Build a Successful Real Estate Career Through a Multi-Family Dwelling Portfolio

In real estate, just as in just about anything else in life, there are always two ways to do a particular thing. Some are hard and some not so hard and the 'hard' in this case comes from a perception that real estate is about getting in and getting out fast rather than building up a multi-layered income stream that gives you money and keeps on giving you money beyond the ordinary, buy low, sell as high as you can and hope the margin is large enough to keep you going until the next deal.

The reason I am familiar with this scene is because I too started exactly this way making the exact same mistakes and yes, having the exact same point of view of the real estate investment business. What changed it for me was success which happened more slowly than I would have liked and was the inevitable result of accumulation of experience.

I am now at a point where I have millions in the bank, own more than 4,000 apartments across six states and I am sought after by syndicates of investors who are willing to put up money for me to help them get a toehold in the real estate market.
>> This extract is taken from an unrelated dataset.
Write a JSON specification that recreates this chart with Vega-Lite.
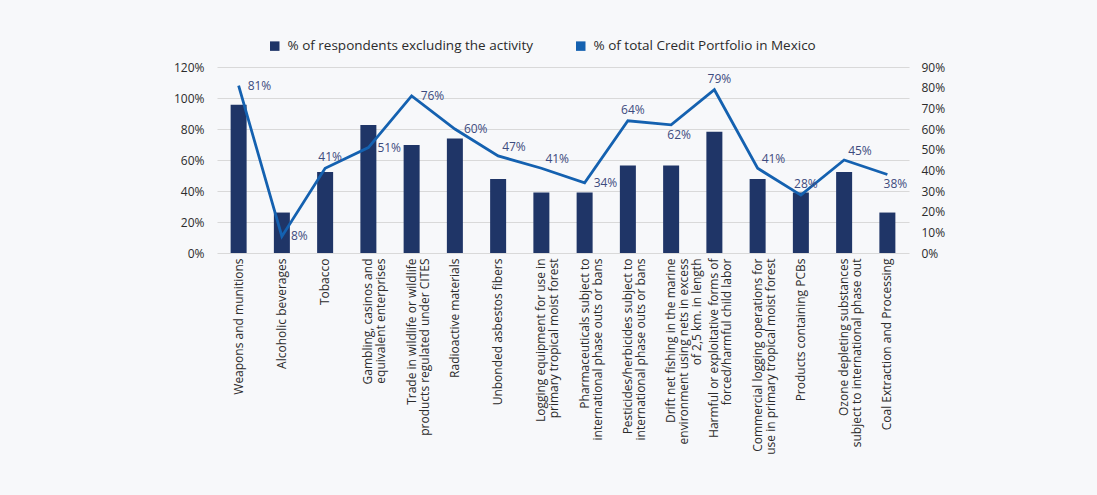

I can tell you it was not always that way. What turned it round for me was the fact that I managed, single-handedly almost to change my perception by applying the common logic of risk-management. What I realized is that the purchase of a single-family dwelling has some inherent risks. The same risks are associated with its sale or, should I decide to keep it, its management. The point of illumination came when I realized that by increasing the scale I did not automatically multiply the problems nor increase the risk.

Quite the opposite in fact. I will give you an example: in a single-family dwelling it only takes a change of tenants and the property remaining empty for a month or two and you could see your profit for the year wiped out. But take the same approach with multi-family dwellings and although the chances of a property remaining empty for a month or two are the same, the fact that you have dozens of other properties taking up the slack means that all that really happens is your profit margin slims down a little.

It was this realization that made understand that scale meant not more problems but, perversely fewer ones. Scale as in going from a single-family dwelling to a multi-family one, allows you to set up a level of management to run everything so you do not have to worry about dealing with tenants and can then concentrate on the important things, like making money!